Background Mining activities in polymetallic sulfide deposits significantly disrupt regional hydrogeochemical equilibrium, generating acid mine drainage (AMD) that causes severe water environmental pollution and threatens regional water resource security. Understanding the formation and evolution mechanisms of mine water quality and establishing low-cost, sustainable risk management models are fundamental to AMD pollution control.

Methods Based on field sampling and literature review, this study investigated the hydrochemical characteristics of AMD across different polymetallic sulfide mining regions in China. It elucidated the driving processes of AMD generation under the combined influences of hydrodynamic, chemical, and biological fields. Furthermore, a hydrogeochemical reverse regulation pathway was proposed in response to three major pollution control challenges.
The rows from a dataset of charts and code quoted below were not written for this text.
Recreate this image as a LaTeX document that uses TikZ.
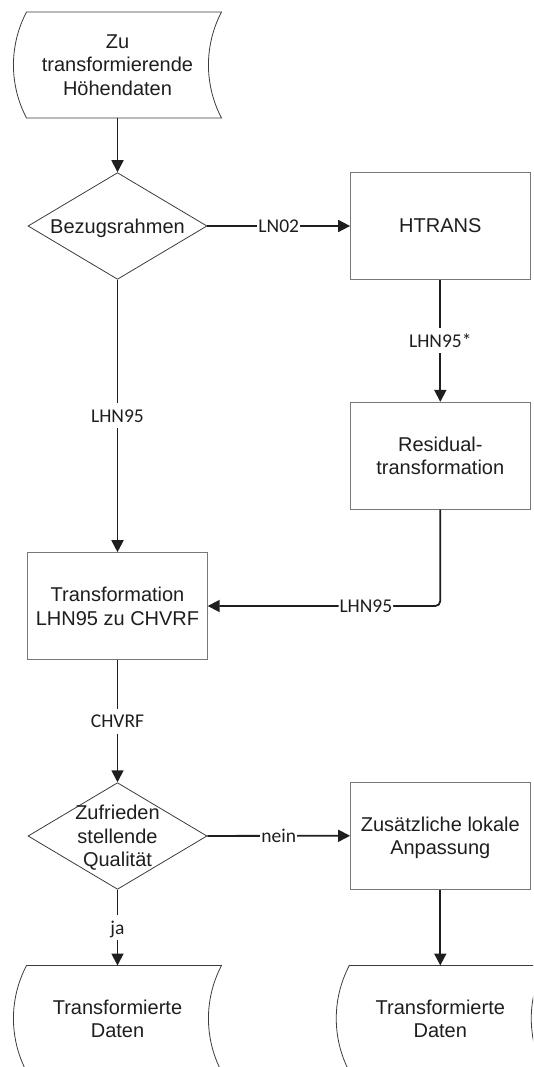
\documentclass[tikz,border=0pt]{standalone}
\usepackage{fontspec}
\setmainfont{Liberation Sans}
\newfontfamily\labelfont{Carlito}
\usepackage{tikz}
\usetikzlibrary{arrows.meta,positioning,shapes.geometric}
\definecolor{textcol}{RGB}{30,30,30}
\definecolor{boxcol}{RGB}{120,120,120}
\definecolor{raute}{RGB}{60,60,60}
\definecolor{linecol}{RGB}{30,30,30}

\begin{document}
\begin{tikzpicture}[
  x=1pt,y=-1pt,
  pfeil/.style={-{Triangle[length=12pt,width=12pt]},line width=1.8pt,linecol},
  kasten/.style={rectangle,draw=boxcol,line width=0.9pt,text=textcol,
                 minimum width=179.5pt,minimum height=106.7pt,
                 align=center,text depth=0pt,font={\fontsize{20}{23.5}\selectfont}},
  entscheid/.style={diamond,draw=raute,line width=0.8pt,text=textcol,
                    minimum width=179pt,minimum height=106.7pt,inner sep=-14pt,
                    align=center,text depth=0pt,font={\fontsize{20}{23.5}\selectfont}},
  daten/.style={rectangle,minimum width=208pt,minimum height=106pt,inner sep=0pt,
                outer sep=0pt,text=textcol,align=center,text depth=0pt,
                font={\fontsize{20}{23.5}\selectfont}},
  rand/.style={draw=raute,line width=0.8pt},
  lbl/.style={fill=white,text=textcol,inner xsep=1pt,inner ysep=0pt,
              text height=19pt,text depth=6pt,
              font={\labelfont\fontsize{19.5}{22}\selectfont}}
]
\useasboundingbox (0,0) rectangle (533,1067);
\clip (0,0) rectangle (533,1067);
%% Knoten
\node[daten]     (Ein)  at (117.5,65)     {Zu\\transformierende\\Höhendaten};
\node[entscheid] (Bez)  at (117.5,226)    {Bezugsrahmen};
\node[kasten]    (Ht)   at (440.3,226)    {HTRANS};
\node[kasten]    (Res)  at (440.3,455.7)  {Residual-\\transformation};
\node[kasten]    (Tr)   at (117.5,606)    {Transformation\\LHN95 zu CHVRF};
\node[entscheid] (Qual) at (117.5,836)    {Zufrieden\\stellende\\Qualität};
\node[kasten]    (Lok)  at (440.3,835.7)  {Zusätzliche lokale\\Anpassung};
\node[daten]     (AusA) at (117.5,1018.5) {Transformierte\\Daten};
\node[daten]     (AusB) at (440.3,1018.5) {Transformierte\\Daten};
%% Datenformen
\foreach \n in {Ein,AusA,AusB}
  \draw[rand] ([xshift=13pt]\n.north west) -- (\n.north east)
    .. controls ([xshift=-17.4pt,yshift=-33.2pt]\n.north east) and ([xshift=-17.4pt,yshift=33.2pt]\n.south east) .. (\n.south east)
    -- ([xshift=13pt]\n.south west)
    .. controls ([xshift=-4.4pt,yshift=33.2pt]\n.south west) and ([xshift=-4.4pt,yshift=-33.2pt]\n.north west) .. cycle;
%% Verbindungen
\draw[pfeil] (Ein)  -- (Bez);
\draw[pfeil] (Bez)  -- node[lbl]{LN02}   (Ht);
\draw[pfeil] (Bez)  -- node[lbl]{LHN95}  (Tr);
\draw[pfeil] (Ht)   -- node[lbl]{LHN95*} (Res);
\draw[pfeil,rounded corners=5pt] (Res) |- node[lbl,pos=0.66]{LHN95} (Tr);
\draw[pfeil] (Tr)   -- node[lbl]{CHVRF}  (Qual);
\draw[pfeil] (Qual) -- node[lbl]{nein}   (Lok);
\draw[pfeil] (Qual) -- node[lbl]{ja}     (AusA);
\draw[pfeil] (Lok)  -- (AusB);
\end{tikzpicture}
\end{document}
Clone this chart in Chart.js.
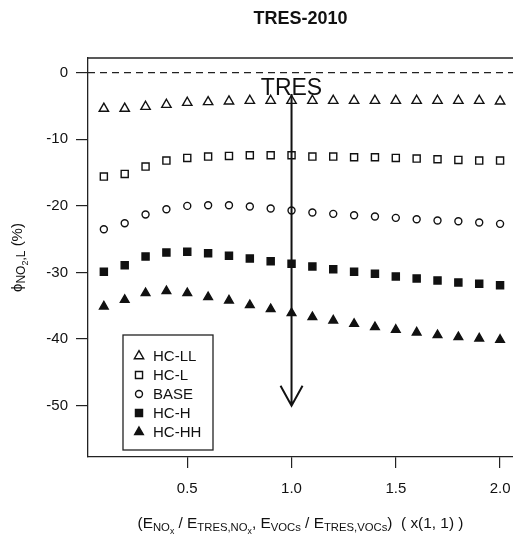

Results and Discussion  Statistical analysis reveals substantial variations in hydrochemical characteristics of AMD among different mining regions in China. Notably, 78% and 76% of samples exceed the Class III water quality thresholds for Total Dissolved Solids (TDS) and sulfate (\mathrmSO_4^2- ), respectively, as stipulated in China's national standard "Quality Standard for Ground Water" (GB/T 14848-2017). Accordingly, a "three-investigations-one-assessment" risk evaluation system is developed, establishing a "targeted risk management" goal focused primarily on environmental regulation for low-cost, sustainable control. Furthermore, an integrated "diversion-blockage-treatment-management" control model is established. This model adheres to the hierarchical principle of "high-level treatment, medium-level control, and low-level prevention," and implements the strategy of "diversion-blockage priority, integrated blockage-treatment, terminal treatment, and comprehensive management" provides a framework for achieving low-cost and sustainable AMD pollution control.